• by muldvarp on 12/25/2023, 12:25:03 AM

    I did research on parser differentials for my bachelor's thesis. My initial hope was that I would find a few mismatches for formats without a formal specification. I found mismatches for _every single_ pair of parsers I looked at and that included formats with formal specifications. My personal takeaway was "If you use one parser for validation and another parser for evaluation, you're fucked. No exceptions."

  • by SAI_Peregrinus on 12/24/2023, 11:35:02 PM

    As the article mentions, Postel's Law is likely to create vulnerabilities. It makes individual systems more robust, but the whole becomes fragile.

  • by Turing_Machine on 12/25/2023, 12:36:17 AM

    > Well, these browsers "helpfully" fix the URL to change backslashes into regular forward slashes, I suppose because people sometimes type in URLs and get their forward and back slashes confused.

    More likely because Windows has historically used \ rather than the / that's standard in Unixish systems. Windows people are used to typing \, so it's indeed somewhat helpful for the browser to accept either (e.g., in file:// URLs).

  • by cjbprime on 12/25/2023, 2:43:49 AM

    Odd that the article doesn't use the more standard term "parser differential", with "differential fuzzing" as the fuzzing community's method for finding those.

  • by ngneer on 12/25/2023, 2:09:28 AM

    This is a LANGSEC concept. A broader survey can be found at: https://www.computer.org/csdl/proceedings-article/spw/2023/1...

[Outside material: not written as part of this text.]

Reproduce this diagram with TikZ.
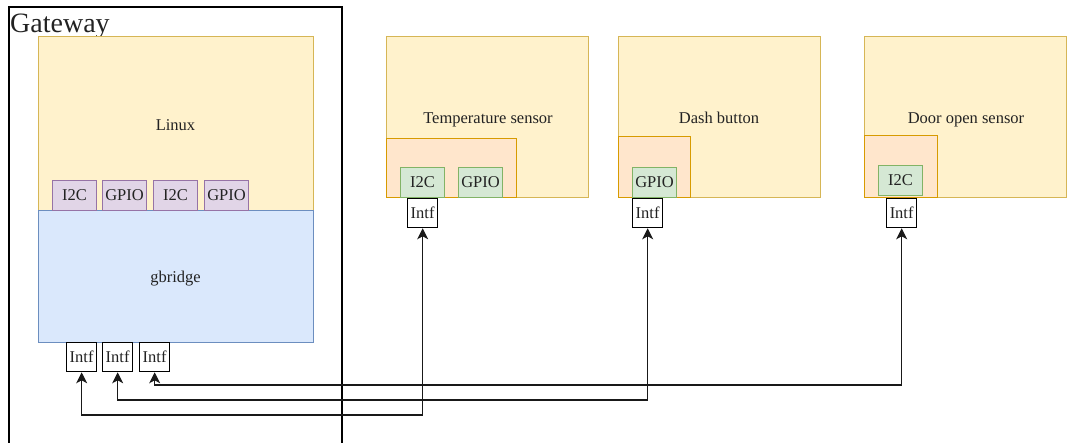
\documentclass[tikz,border=0pt]{standalone}
\usepackage{fontspec}
\setmainfont{Liberation Serif}
\usetikzlibrary{arrows.meta}

\definecolor{linuxfill}{HTML}{FFF2CC}
\definecolor{linuxline}{HTML}{D6B656}
\definecolor{bridgefill}{HTML}{DAE8FC}
\definecolor{bridgeline}{HTML}{6C8EBF}
\definecolor{portfill}{HTML}{E1D5E7}
\definecolor{portline}{HTML}{9673A6}
\definecolor{chipfill}{HTML}{FFE6CC}
\definecolor{chipline}{HTML}{D79B00}
\definecolor{busfill}{HTML}{D5E8D4}
\definecolor{busline}{HTML}{82B366}
\definecolor{txt}{HTML}{222222}

\tikzset{
  blk/.style={draw, line width=1pt, inner sep=0pt, anchor=north west,
    font=\fontsize{16.5}{18}\selectfont, text=txt},
  osblk/.style={blk, fill=linuxfill, draw=linuxline},
  bridgeblk/.style={blk, fill=bridgefill, draw=bridgeline},
  portblk/.style={blk, fill=portfill, draw=portline,
    minimum width=44pt, minimum height=30pt},
  sensorblk/.style={blk, fill=linuxfill, draw=linuxline,
    minimum width=202pt, minimum height=161pt},
  chipblk/.style={blk, fill=chipfill, draw=chipline, line width=1.2pt},
  busblk/.style={blk, fill=busfill, draw=busline,
    minimum width=44pt, minimum height=30pt},
  intfblk/.style={blk, fill=white, draw=black, line width=1.3pt,
    minimum width=30pt, minimum height=29pt},
  lbl/.style={inner sep=0pt, anchor=base, font=\fontsize{16.5}{18}\selectfont, text=txt},
  link/.style={draw=black!90, line width=1.3pt,
    {Stealth[length=11pt,width=11pt,inset=3pt]}-{Stealth[length=11pt,width=11pt,inset=3pt]}},
}

\begin{document}
\begin{tikzpicture}[x=1pt, y=-1pt]
\useasboundingbox (0,0) rectangle (1067,442);

% Gateway enclosure (open at the bottom edge)
\draw[line width=1.3pt] (9,460) -- (9,7) coordinate (gwtl) -- (342,7) -- (342,460);
\node[anchor=base west, inner sep=0pt, font=\fontsize{28}{30}\selectfont, text=txt]
  (gwlabel) at (10,32) {Gateway};

% Linux and gbridge layers
\node[osblk, minimum width=275pt, minimum height=174pt] (linux) at (38,36) {};
\node[lbl] (linuxlabel) at (175.5,130) {Linux};
\node[bridgeblk, minimum width=275pt, minimum height=132pt] (gbridge) at (38,210) {};
\node[lbl] (gbridgelabel) at (175.5,282) {gbridge};

% Linux-side ports
\node[portblk] (p1) at (52,180) {I2C};
\node[portblk] (p2) at (102,180) {GPIO};
\node[portblk] (p3) at (153,180) {I2C};
\node[portblk] (p4) at (204,180) {GPIO};

% gbridge interfaces
\node[intfblk] (gi1) at (66,342) {Intf};
\node[intfblk] (gi2) at (102,342) {Intf};
\node[intfblk] (gi3) at (139,342) {Intf};

% Temperature sensor
\node[sensorblk] (temp) at (386,36) {};
\node[lbl] (templabel) at (488,123) {Temperature sensor};
\node[chipblk, minimum width=130pt, minimum height=59pt] (tempchip) at (386,138) {};
\node[busblk] (tempi2c) at (400,167) {I2C};
\node[busblk] (tempgpio) at (458,167) {GPIO};
\node[intfblk] (ti) at (407,198) {Intf};

% Dash button
\node[sensorblk] (dash) at (618,36) {};
\node[lbl] (dashlabel) at (719,123) {Dash button};
\node[chipblk, minimum width=72pt, minimum height=61pt] (dashchip) at (618,136) {};
\node[busblk] (dashgpio) at (632,167) {GPIO};
\node[intfblk] (di) at (632,198) {Intf};

% Door open sensor
\node[sensorblk] (door) at (864,36) {};
\node[lbl] (doorlabel) at (966,123) {Door open sensor};
\node[chipblk, minimum width=73pt, minimum height=62pt] (doorchip) at (864,135) {};
\node[busblk] (doori2c) at (878,165) {I2C};
\node[intfblk] (ri) at (886,198) {Intf};

% Bus routing levels
\coordinate (lvlA) at (0,415);
\coordinate (lvlB) at (0,400);
\coordinate (lvlC) at (0,385);

% Links between gateway interfaces and sensor interfaces
\draw[link] (gi1.south) -- (gi1.south |- lvlA) -- (ti.south |- lvlA) -- (ti.south);
\draw[link] (gi2.south) -- (gi2.south |- lvlB) -- (di.south |- lvlB) -- (di.south);
\draw[link] (gi3.south) -- (gi3.south |- lvlC) -- (ri.south |- lvlC) -- (ri.south);
\end{tikzpicture}
\end{document}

  • by dandanua on 12/25/2023, 10:07:23 AM

    I guess if we add all the problems in IT that were caused by bugs and poor designs of parsers/serializations, e.g. SQL injections, XSS, null byte vulns etc., we get billions of human hours in damages.

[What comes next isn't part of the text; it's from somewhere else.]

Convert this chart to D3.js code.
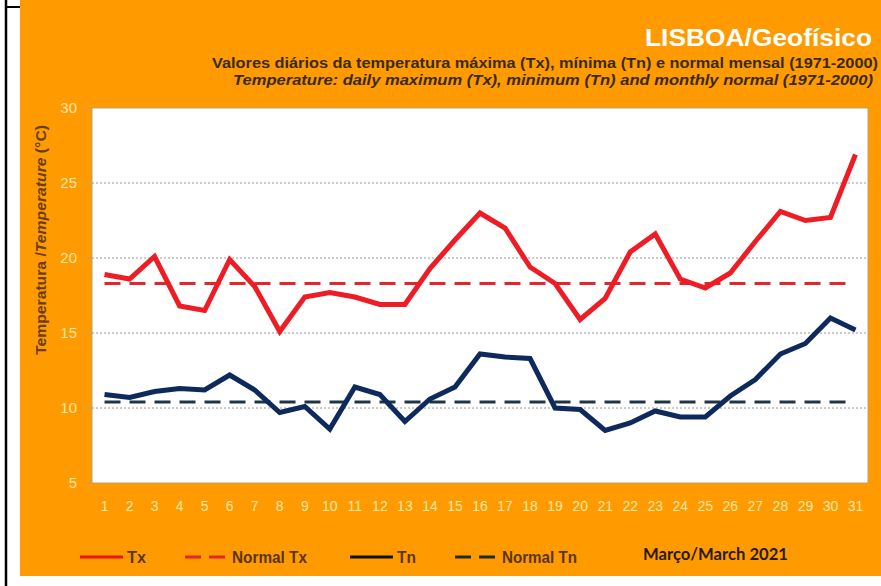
<!DOCTYPE html>
<html>
<head>
<meta charset="utf-8">
<script src="https://cdn.jsdelivr.net/npm/d3@7"></script>
<style>
  body { margin: 0; background: #fff; }
  svg { display: block; font-family: "Liberation Sans", Arial, sans-serif; }
</style>
</head>
<body>
<div id="container"></div>
<script>
const days = d3.range(1, 32);
const tx = [18.9, 18.6, 20.1, 16.8, 16.5, 19.9, 18.1, 15.1, 17.4, 17.7, 17.4, 16.9, 16.9, 19.3, 21.2,
  23.0, 22.0, 19.4, 18.3, 15.9, 17.3, 20.4, 21.6, 18.6, 18.0, 19.0, 21.1, 23.1, 22.5, 22.7, 26.9];
const tn = [10.9, 10.7, 11.1, 11.3, 11.2, 12.2, 11.2, 9.7, 10.1, 8.6, 11.4, 10.9, 9.1, 10.6, 11.4,
  13.6, 13.4, 13.3, 10.0, 9.9, 8.5, 9.0, 9.8, 9.4, 9.4, 10.8, 11.9, 13.6, 14.3, 16.0, 15.2];
const normalTx = 18.3;
const normalTn = 10.4;
const yTicks = [5, 10, 15, 20, 25, 30];

const W = 881, H = 586;
const plot = { left: 92, right: 868, top: 108, bottom: 483 };

const svg = d3.select("#container").append("svg")
  .attr("width", W).attr("height", H);

// frame
svg.append("rect").attr("x", 0).attr("y", 0).attr("width", W).attr("height", H).attr("fill", "#fff");
svg.append("rect").attr("x", 20).attr("y", 0).attr("width", W - 20).attr("height", 576).attr("fill", "#FF9A00");
svg.append("line").attr("x1", 6).attr("x2", 6).attr("y1", 0).attr("y2", H).attr("stroke", "#000").attr("stroke-width", 2.5);
svg.append("line").attr("x1", 6).attr("x2", 20).attr("y1", 7).attr("y2", 7).attr("stroke", "#000").attr("stroke-width", 2);

const x = d3.scaleBand().domain(days).range([plot.left, plot.right]);
const xc = (d) => x(d) + x.bandwidth() / 2;
const y = d3.scaleLinear().domain([5, 30]).range([plot.bottom, plot.top]);

svg.append("rect")
  .attr("x", plot.left).attr("y", plot.top)
  .attr("width", plot.right - plot.left).attr("height", plot.bottom - plot.top)
  .attr("fill", "#fff").attr("stroke", "#b8a27a").attr("stroke-width", 1);

// gridlines
svg.append("g").selectAll("line")
  .data(yTicks.filter((t) => t > 5 && t < 30))
  .join("line")
  .attr("x1", plot.left).attr("x2", plot.right)
  .attr("y1", (d) => y(d)).attr("y2", (d) => y(d))
  .attr("stroke", "#9a9a9a").attr("stroke-width", 1).attr("stroke-dasharray", "2,2");

// y axis
const yAxis = svg.append("g")
  .attr("transform", `translate(${plot.left},0)`)
  .call(d3.axisLeft(y).tickValues(yTicks).tickSize(6).tickPadding(9));
yAxis.select(".domain").remove();
yAxis.selectAll(".tick line").attr("stroke", "#b8a27a");
yAxis.selectAll(".tick text").attr("fill", "#FFE7A6").attr("font-size", 15);

// x axis labels
const xAxis = svg.append("g")
  .attr("transform", `translate(0,${plot.bottom})`)
  .call(d3.axisBottom(x).tickSize(0).tickPadding(18));
xAxis.select(".domain").remove();
xAxis.selectAll(".tick text").attr("fill", "#FFE7A6").attr("font-size", 14);

// normals
const dashed = (val, color) => svg.append("line")
  .attr("x1", xc(1)).attr("x2", xc(31) - 6)
  .attr("y1", y(val)).attr("y2", y(val))
  .attr("stroke", color).attr("stroke-width", 3)
  .attr("stroke-dasharray", "16,9");
dashed(normalTx, "#E3262B");
dashed(normalTn, "#1E3546");

const line = d3.line().x((d, i) => xc(days[i])).y((d) => y(d));
svg.append("path").datum(tx).attr("d", line)
  .attr("fill", "none").attr("stroke", "#EE1C24").attr("stroke-width", 5)
  .attr("stroke-linejoin", "miter");
svg.append("path").datum(tn).attr("d", line)
  .attr("fill", "none").attr("stroke", "#0E2A5C").attr("stroke-width", 5)
  .attr("stroke-linejoin", "miter");

// titles
svg.append("text").attr("x", 872).attr("y", 46).attr("text-anchor", "end")
  .attr("fill", "#fff").attr("font-size", 23).attr("font-weight", "bold")
  .attr("textLength", 227).attr("lengthAdjust", "spacingAndGlyphs")
  .text("LISBOA/Geofísico");
svg.append("text").attr("x", 878).attr("y", 68).attr("text-anchor", "end")
  .attr("fill", "#3a2a10").attr("font-size", 14).attr("font-weight", "bold")
  .attr("textLength", 666).attr("lengthAdjust", "spacingAndGlyphs")
  .text("Valores diários da temperatura máxima (Tx), mínima (Tn) e normal mensal  (1971-2000)");
svg.append("text").attr("x", 873).attr("y", 85).attr("text-anchor", "end")
  .attr("fill", "#3a2a10").attr("font-size", 14).attr("font-weight", "bold").attr("font-style", "italic")
  .attr("textLength", 640).attr("lengthAdjust", "spacingAndGlyphs")
  .text("Temperature: daily maximum  (Tx), minimum (Tn) and  monthly normal  (1971-2000)");

// y label
const yl = svg.append("text")
  .attr("transform", "translate(46,240) rotate(-90)")
  .attr("text-anchor", "middle").attr("fill", "#6b3d0a")
  .attr("font-size", 15).attr("font-weight", "bold")
  .attr("textLength", 230).attr("lengthAdjust", "spacingAndGlyphs");
yl.append("tspan").text("Temperatura /");
yl.append("tspan").attr("font-style", "italic").text("Temperature");
yl.append("tspan").text(" (°C)");

// legend
const legend = [
  { label: "Tx", color: "#E8141C", dash: null, x: 80, w: 19 },
  { label: "Normal Tx", color: "#E3262B", dash: "16,8", x: 185, w: 75 },
  { label: "Tn", color: "#111", dash: null, x: 350, w: 19 },
  { label: "Normal Tn", color: "#1E2A2A", dash: "16,8", x: 455, w: 75 },
];
const lg = svg.append("g").selectAll("g").data(legend).join("g")
  .attr("transform", (d) => `translate(${d.x},557)`);
lg.append("line").attr("x1", 0).attr("x2", 43).attr("y1", 0).attr("y2", 0)
  .attr("stroke", (d) => d.color).attr("stroke-width", 3)
  .attr("stroke-dasharray", (d) => d.dash);
lg.append("text").attr("x", 47).attr("y", 6)
  .attr("fill", "#5a3510").attr("font-size", 16).attr("font-weight", "bold")
  .attr("textLength", (d) => d.w).attr("lengthAdjust", "spacingAndGlyphs")
  .text((d) => d.label);

svg.append("text").attr("x", 643).attr("y", 560)
  .attr("fill", "#2a1a05").attr("font-size", 17).attr("font-weight", "bold")
  .attr("font-family", "Lato, 'Open Sans', sans-serif")
  .attr("textLength", 145).attr("lengthAdjust", "spacingAndGlyphs")
  .text("Março/March 2021");
</script>
</body>
</html>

    What should be instead is an absolutely clear serialization format into a byte string of ANY data structure that must processed by two different programs.

    Parsers are programs, they should "parse" bytes, not strings, like we humans do.

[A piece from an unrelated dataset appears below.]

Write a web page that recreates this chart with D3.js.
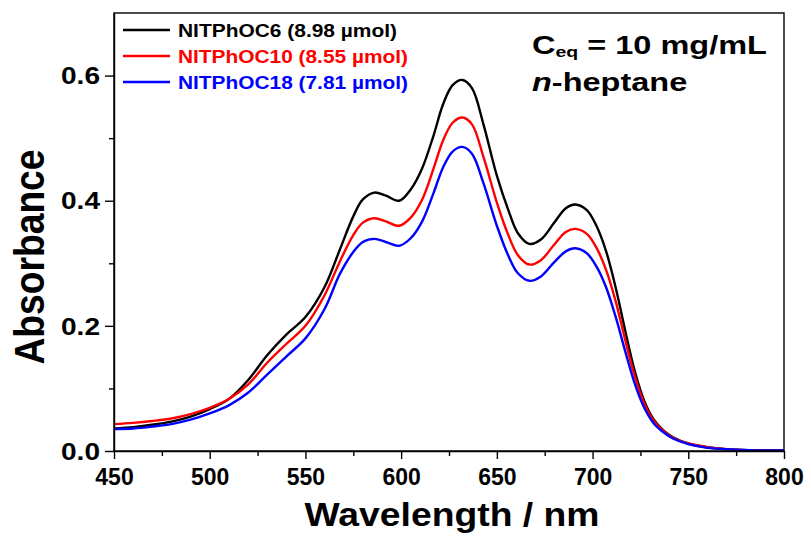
<!DOCTYPE html>
<html>
<head>
<meta charset="utf-8">
<script src="https://cdn.jsdelivr.net/npm/d3@7"></script>
<style>
  html, body { margin: 0; padding: 0; background: #fff; }
  svg { display: block; font-family: "Liberation Sans", Arial, sans-serif; }
</style>
</head>
<body>
<svg id="chart" width="811" height="547"></svg>
<script>
// UV-Vis absorption spectra of the three NITPhOC derivatives in n-heptane
const wavelengths = [450,460,470,480,490,500,510,520,530,540,550,560,568,575,580,586,592,599,605,611,617,622,627,632,637,643,650,656,661,667,673,680,686,691,697,702,707,712,717,722,727,732,737,742,750,760,770,785,800];
const absC6  = [0.036,0.038,0.042,0.047,0.055,0.067,0.083,0.113,0.153,0.186,0.214,0.262,0.322,0.375,0.402,0.413,0.408,0.400,0.418,0.452,0.505,0.555,0.585,0.593,0.580,0.522,0.440,0.385,0.348,0.331,0.338,0.365,0.388,0.394,0.385,0.360,0.320,0.262,0.193,0.128,0.080,0.050,0.033,0.022,0.012,0.006,0.003,0.001,0.001];
const absC10 = [0.043,0.045,0.048,0.052,0.059,0.069,0.083,0.106,0.141,0.171,0.200,0.249,0.303,0.345,0.365,0.372,0.367,0.360,0.373,0.402,0.452,0.497,0.525,0.533,0.522,0.470,0.397,0.345,0.313,0.298,0.305,0.330,0.350,0.355,0.347,0.325,0.290,0.240,0.178,0.120,0.076,0.048,0.032,0.021,0.012,0.006,0.003,0.001,0.001];
const absC18 = [0.035,0.036,0.039,0.043,0.050,0.060,0.073,0.093,0.122,0.151,0.180,0.227,0.283,0.318,0.334,0.339,0.334,0.328,0.340,0.367,0.413,0.454,0.479,0.486,0.475,0.428,0.360,0.312,0.284,0.272,0.279,0.302,0.319,0.324,0.316,0.295,0.262,0.215,0.160,0.108,0.069,0.044,0.030,0.020,0.011,0.005,0.003,0.001,0.001];

const seriesNames = ["NITPhOC6 (8.98 \u00b5mol)", "NITPhOC10 (8.55 \u00b5mol)", "NITPhOC18 (7.81 \u00b5mol)"];
const seriesColors = ["#000000", "#ff0000", "#0000ff"];
const xTicks = [450,500,550,600,650,700,750,800];
const yTicks = [0.0,0.2,0.4,0.6];

const seriesValues = [absC6, absC10, absC18];

const svg = d3.select("#chart");
const margin = {left: 114, right: 27, top: 13, bottom: 96};
const W = 811, H = 547;
const plotW = W - margin.left - margin.right;
const plotH = H - margin.top - margin.bottom;

const x = d3.scaleLinear().domain([450, 800]).range([margin.left, margin.left + plotW]);
const y = d3.scaleLinear().domain([0, 0.7]).range([margin.top + plotH, margin.top]);

// spectra
const line = d3.line()
  .x(d => x(d[0]))
  .y(d => y(d[1]))
  .curve(d3.curveCatmullRom.alpha(0.5));

const plot = svg.append("g");
seriesValues.forEach((vals, i) => {
  const pts = wavelengths.map((w, j) => [w, vals[j]]);
  plot.append("path")
    .datum(pts)
    .attr("fill", "none")
    .attr("stroke", seriesColors[i])
    .attr("stroke-width", 2.4)
    .attr("stroke-linejoin", "round")
    .attr("d", line);
});

// frame
svg.append("rect")
  .attr("x", margin.left).attr("y", margin.top)
  .attr("width", plotW).attr("height", plotH)
  .attr("fill", "none").attr("stroke", "#000").attr("stroke-width", 1.4);

// axes with major and minor ticks
const xAxis = d3.axisBottom(x).tickValues(xTicks).tickSize(8).tickSizeOuter(0).tickPadding(4).tickFormat(d3.format("d"));
const xMinor = d3.axisBottom(x).tickValues(d3.range(475, 800, 50)).tickSize(5).tickSizeOuter(0).tickFormat("");
const gx = svg.append("g").attr("transform", `translate(0,${margin.top + plotH})`);
gx.call(xAxis);
svg.append("g").attr("transform", `translate(0,${margin.top + plotH})`).call(xMinor)
  .call(g => g.select(".domain").remove());

const yAxis = d3.axisLeft(y).tickValues(yTicks).tickSize(9).tickSizeOuter(0).tickPadding(5).tickFormat(d3.format(".1f"));
const yMinor = d3.axisLeft(y).tickValues([0.1,0.3,0.5]).tickSize(5).tickSizeOuter(0).tickFormat("");
const gy = svg.append("g").attr("transform", `translate(${margin.left},0)`);
gy.call(yAxis);
svg.append("g").attr("transform", `translate(${margin.left},0)`).call(yMinor)
  .call(g => g.select(".domain").remove());

svg.selectAll(".tick line").attr("stroke", "#000").attr("stroke-width", 1.4);
svg.selectAll(".domain").attr("stroke", "#000").attr("stroke-width", 1.4);
svg.selectAll(".tick text")
  .attr("font-family", "'Liberation Sans', Arial, sans-serif")
  .attr("font-weight", "bold")
  .attr("font-size", 23)
  .attr("fill", "#000");
gx.selectAll(".tick text").attr("dy", "0.95em");
gy.selectAll(".tick text").attr("dy", "0.36em")
  .attr("textLength", 39).attr("lengthAdjust", "spacingAndGlyphs");

// axis titles
svg.append("text")
  .attr("x", 452).attr("y", 526)
  .attr("text-anchor", "middle")
  .attr("font-weight", "bold").attr("font-size", 34)
  .attr("textLength", 295).attr("lengthAdjust", "spacingAndGlyphs")
  .text("Wavelength / nm");

svg.append("text")
  .attr("transform", "translate(44,257) rotate(-90) scale(1,1.22)")
  .attr("text-anchor", "middle")
  .attr("font-weight", "bold").attr("font-size", 35)
  .attr("textLength", 215).attr("lengthAdjust", "spacingAndGlyphs")
  .text("Absorbance");

// legend
const legend = svg.append("g");
const legendWidths = [219, 230, 230];
seriesNames.forEach((name, i) => {
  const ly = 30 + i * 26;
  legend.append("line")
    .attr("x1", 123).attr("x2", 170)
    .attr("y1", ly).attr("y2", ly)
    .attr("stroke", seriesColors[i]).attr("stroke-width", 2.4);
  legend.append("text")
    .attr("x", 178).attr("y", ly + 7)
    .attr("font-weight", "bold").attr("font-size", 18)
    .attr("fill", seriesColors[i])
    .attr("textLength", legendWidths[i]).attr("lengthAdjust", "spacingAndGlyphs")
    .text(name);
});

// measurement conditions
const note = svg.append("g").attr("font-weight", "bold").attr("fill", "#000");
const t1 = note.append("g").attr("transform", "translate(532,54) scale(1.3,1)")
  .append("text").attr("font-size", 25);
t1.append("tspan").text("C");
t1.append("tspan").attr("font-size", 15).attr("dy", 3).text("eq");
t1.append("tspan").attr("dy", -3).text(" = 10 mg/mL");
const t2 = note.append("g").attr("transform", "translate(532,91) scale(1.3,1)")
  .append("text").attr("font-size", 25);
t2.append("tspan").attr("font-style", "italic").text("n");
t2.append("tspan").text("-heptane");
</script>
</body>
</html>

  • by conartist6 on 12/25/2023, 12:54:12 PM

    If BABLR succeeds in creating a shared instruction set for defining parsers, you'd just have portable parser grammars running on compatible parser VMs

  • by o11c on 12/24/2023, 10:55:11 PM

    Usually? a result of the parser not having a machine-readable specification.

    For parsing proper, `bison --xml` is useful if you're allergic to code-generation. I don't have an equivalent for lexing.

  • by RicoElectrico on 12/25/2023, 11:33:35 AM

    Honestly we should have a name for such class of bugs. It's not an "I didn't know" kind of mistake. Every person sufficiently intelligent to program should figure out by themselves that having 2 parser implementations can cause various undesired consequences.

  • by sylware on 12/23/2023, 10:52:26 AM

    Usually, some not verified and cleaned enough external input text managed to get into some complex and often brain damaged text parser (printf,sql,etc).